A visibility and total suspended dust relationship
2015-06-04T13:46:45Z (GMT) by
This study reports findings on observed visibility reductions and associated concentrations of mineral dust from a detailed Australian case study. An understanding of the relationship between visibility and dust concentration is of considerable utility for wind erosion and aeolian dust research because it allows visibility data, which are available from thousands of weather observation stations worldwide, to be converted into dust concentrations. Until now, this application of visibility data for wind erosion/dust studies has been constrained by the scarcity of direct measurements of co-incident dust concentration and visibility measurements. While dust concentrations are available from high volume air samplers, these time-averaged data cannot be directly correlated with instantaneous visibility records from meteorological observations.

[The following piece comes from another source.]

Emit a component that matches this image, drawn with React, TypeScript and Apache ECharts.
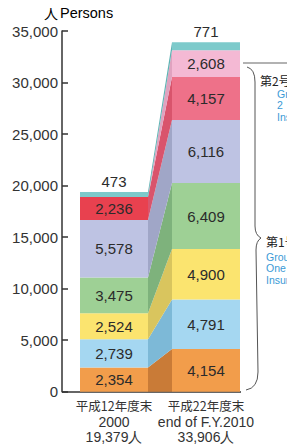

This study presents a new method for deriving instantaneous values of total suspended dust from time averaged (filter-based) samples, through reference to high resolution PM10 data. The development and testing of the model is presented here as well as a discussion of the derived expression in relation to other visibility-dust concentration predictive curves. The current study is significant because the visibility-dust concentration relationship produced is based on visibility observations made 10-100km from the dust sources. This distance from source makes the derived relationship appropriate for a greater number of visibility recording stations than widely-used previous relationships based on observations made directly at eroding sources. Testing of the new formula performance against observed total suspended dust concentrations demonstrates that the model predicts dust concentration relatively well (r2=0.6) from visibility. When considered alongside previous studies, the new relationship fits into the continuum of visibility-dust concentration outcomes existing for increasing distance-from-source. This highlights the important influence that distance to source has on the visibility-dust concentration relationship.